Reputation: 167
I have a csv file which has 25 columns some are numeric and some are categorical and some are like names of actors, directors. I want use regression models on this data. In order to do so I have to convert the categorical columns string types to numeric values using LabelBinarizer from scikit package. How can I use LabelBinarize on this dataframe which has multiple categorical data?
Essentially I want to binarize the labels and add them to the dataframe.
In the below code, I have retrieved the list of the columns I want to binarize not able to figure out how to add the new column back to the df?
categorylist = ['color', 'language', 'country', 'content_rating']
for col in categorylist:
tempdf = label_binarizer.fit_transform(df[col])
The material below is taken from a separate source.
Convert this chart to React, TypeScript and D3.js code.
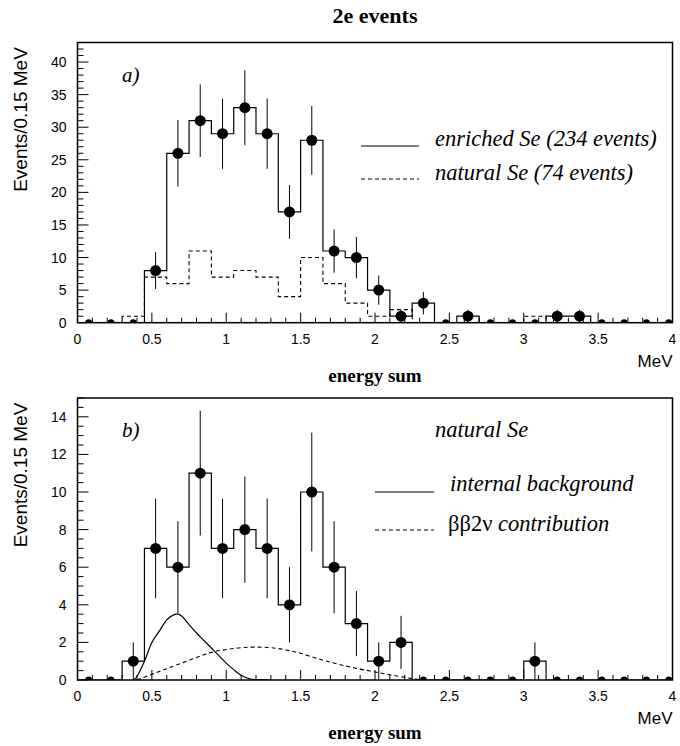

In the next step, I want add the tempdf
to df
and drop the original column df[col].
Upvotes: 6
Views: 7629
Reputation: 36555
You can do this in a one-liner with pd.get_dummies
:
tempdf = pd.get_dummies(df, columns=categorylist)
Otherwise you can use a FeatureUnion
with FunctionTransformer
as in the answer to sklearn pipeline - how to apply different transformations on different columns
EDIT: As added by @dukebody in the comments, you can also use the sklearn-pandas package which purpose is to be able to apply different transformations to each dataframe column.
Upvotes: 8